[Collected data entries]

####

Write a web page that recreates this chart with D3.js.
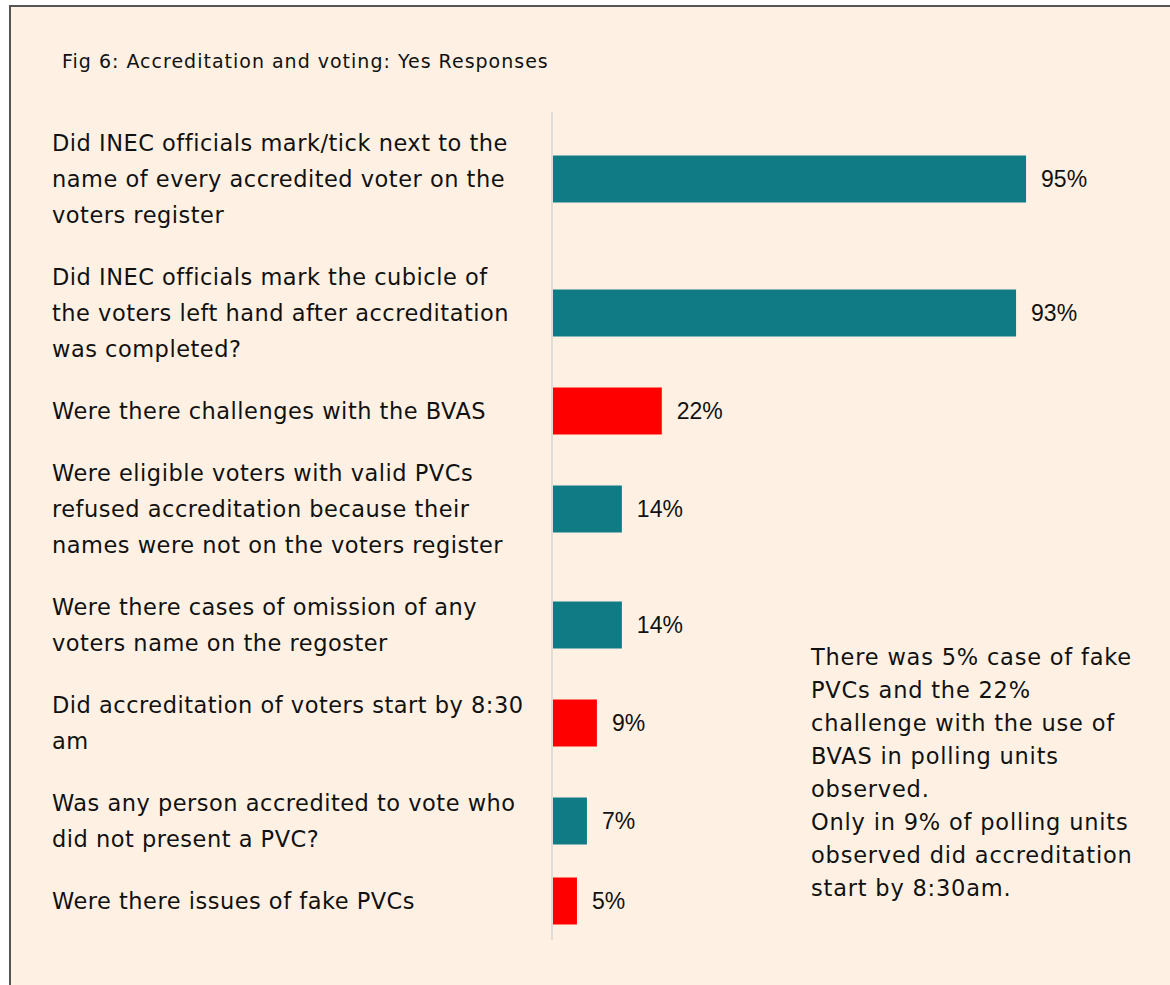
<!DOCTYPE html>
<html>
<head>
<meta charset="utf-8">
<script src="https://cdn.jsdelivr.net/npm/d3@7"></script>
<style>
  html, body { margin: 0; padding: 0; background: #fff; }
  #chart { width: 1170px; height: 985px; }
</style>
</head>
<body>
<div id="chart"></div>
<script>
const SIZE = { width: 1170, height: 985 }

const title = 'Fig 6: Accreditation and voting: Yes Responses'

const questions = [
  ['Did INEC officials mark/tick next to the', 'name of every accredited voter on the', 'voters register'],
  ['Did INEC officials mark the cubicle of', 'the voters left hand after accreditation', 'was completed?'],
  ['Were there challenges with the BVAS'],
  ['Were eligible voters with valid PVCs', 'refused accreditation because their', 'names were not on the voters register'],
  ['Were there cases of omission of any', 'voters name on the regoster'],
  ['Did accreditation of voters start by 8:30', 'am'],
  ['Was any person accredited to vote who', 'did not present a PVC?'],
  ['Were there issues of fake PVCs'],
]

const yesValues = [95, 93, 22, 14, 14, 9, 7, 5]

// red = issue questions, teal = procedure questions
const flagged = [false, false, true, false, false, true, false, true]

const noteLines = [
  'There was 5% case of fake',
  'PVCs and the 22%',
  'challenge with the use of',
  'BVAS in polling units',
  'observed.',
  'Only in 9% of polling units',
  'observed did accreditation',
  'start by 8:30am.',
]

const COLORS = { teal: '#107a85', red: '#ff0000', bg: '#fef1e4', text: '#111' }
const FONT = '"DejaVu Sans", sans-serif'

function defineSVG (params) {
  const { selector, size } = params
  const svg = d3.select(selector)
    .append('svg')
    .attr('width', size.width)
    .attr('height', size.height)

  svg.append('rect')
    .attr('x', 10)
    .attr('y', 6)
    .attr('width', size.width)
    .attr('height', size.height)
    .attr('fill', COLORS.bg)
    .attr('stroke', '#555')
    .attr('stroke-width', 2)

  return svg
}

// each row is as tall as its wrapped label plus a gap
function rowLayout (params) {
  const { labels, top, lineHeight, gap } = params
  const heights = labels.map(l => l.length * lineHeight + gap)
  const ends = d3.cumsum(heights)
  return labels.map((l, i) => {
    const y0 = top + ends[i] - heights[i]
    return { y0, y1: top + ends[i], cy: y0 + heights[i] / 2 }
  })
}

function drawBars (params) {
  const { container, rows, x, barHeight } = params
  const data = yesValues.map((v, i) => ({ v, i, row: rows[i] }))

  const nodes = container.selectAll('g.bar')
    .data(data)
    .enter()
    .append('g')
    .attr('class', 'bar')
    .attr('transform', d => `translate(0,${d.row.cy})`)

  nodes.append('rect')
    .attr('x', x(0))
    .attr('y', -barHeight / 2)
    .attr('width', d => x(d.v) - x(0))
    .attr('height', barHeight)
    .attr('fill', d => flagged[d.i] ? COLORS.red : COLORS.teal)

  nodes.append('text')
    .attr('x', d => x(d.v) + 15)
    .attr('dy', '0.35em')
    .attr('font-family', '"Liberation Sans", Arial, sans-serif')
    .attr('font-size', 23)
    .attr('fill', COLORS.text)
    .text(d => `${d.v}%`)

  return nodes
}

function drawLabels (params) {
  const { container, rows, left, lineHeight } = params
  const groups = container.selectAll('text.q')
    .data(questions)
    .enter()
    .append('text')
    .attr('class', 'q')
    .attr('x', left)
    .attr('font-family', FONT)
    .attr('font-size', 22.5)
    .attr('letter-spacing', 0.5)
    .attr('fill', COLORS.text)

  groups.each(function (lines, i) {
    const first = rows[i].cy - (lines.length - 1) * lineHeight / 2
    d3.select(this).selectAll('tspan')
      .data(lines)
      .enter()
      .append('tspan')
      .attr('x', left)
      .attr('y', (d, j) => first + j * lineHeight)
      .attr('dy', '0.35em')
      .text(d => d)
  })
}

const svg = defineSVG({ selector: '#chart', size: SIZE })

svg.append('text')
  .attr('x', 62)
  .attr('y', 68)
  .attr('font-family', FONT)
  .attr('font-size', 19)
  .attr('letter-spacing', 1)
  .attr('fill', COLORS.text)
  .text(title)

const lineHeight = 36
const rows = rowLayout({ labels: questions, top: 112, lineHeight, gap: 26 })

const x = d3.scaleLinear()
  .domain([0, 100])
  .range([552, 1051])

const chart = svg.append('g').attr('class', 'chart bar-chart')

drawBars({ container: chart, rows, x, barHeight: 47 })

chart.append('line')
  .attr('x1', x(0))
  .attr('x2', x(0))
  .attr('y1', rows[0].y0)
  .attr('y2', rows[rows.length - 1].y1 + 8)
  .attr('stroke', '#e2dcd6')
  .attr('stroke-width', 2)

drawLabels({ container: chart, rows, left: 52, lineHeight })

svg.append('text')
  .attr('font-family', FONT)
  .attr('font-size', 22.5)
  .attr('letter-spacing', 0.8)
  .attr('fill', COLORS.text)
  .selectAll('tspan')
  .data(noteLines)
  .enter()
  .append('tspan')
  .attr('x', 811)
  .attr('y', (d, i) => 665 + i * 33)
  .text(d => d)
</script>
</body>
</html>
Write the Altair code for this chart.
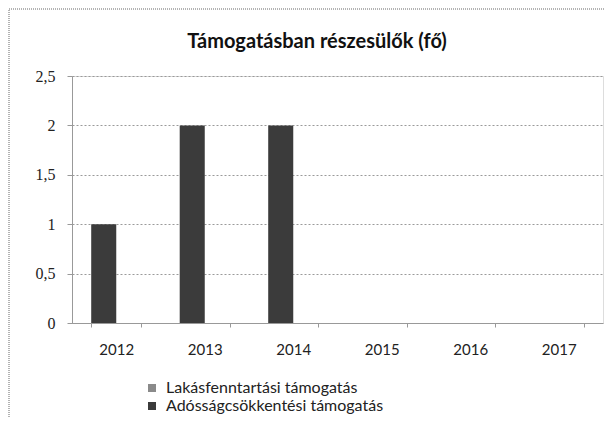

####

**STATED GOAL:** Repeat exactly the lines from the first line of the records above through the line containing "const title = 'Fig", leaving out the pictures.

**REPLY:**
Write a web page that recreates this chart with D3.js.
<!DOCTYPE html>
<html>
<head>
<meta charset="utf-8">
<script src="https://cdn.jsdelivr.net/npm/d3@7"></script>
<style>
  html, body { margin: 0; padding: 0; background: #fff; }
  #chart { width: 1170px; height: 985px; }
</style>
</head>
<body>
<div id="chart"></div>
<script>
const SIZE = { width: 1170, height: 985 }

const title = 'Fig 6: Accreditation and voting: Yes Responses'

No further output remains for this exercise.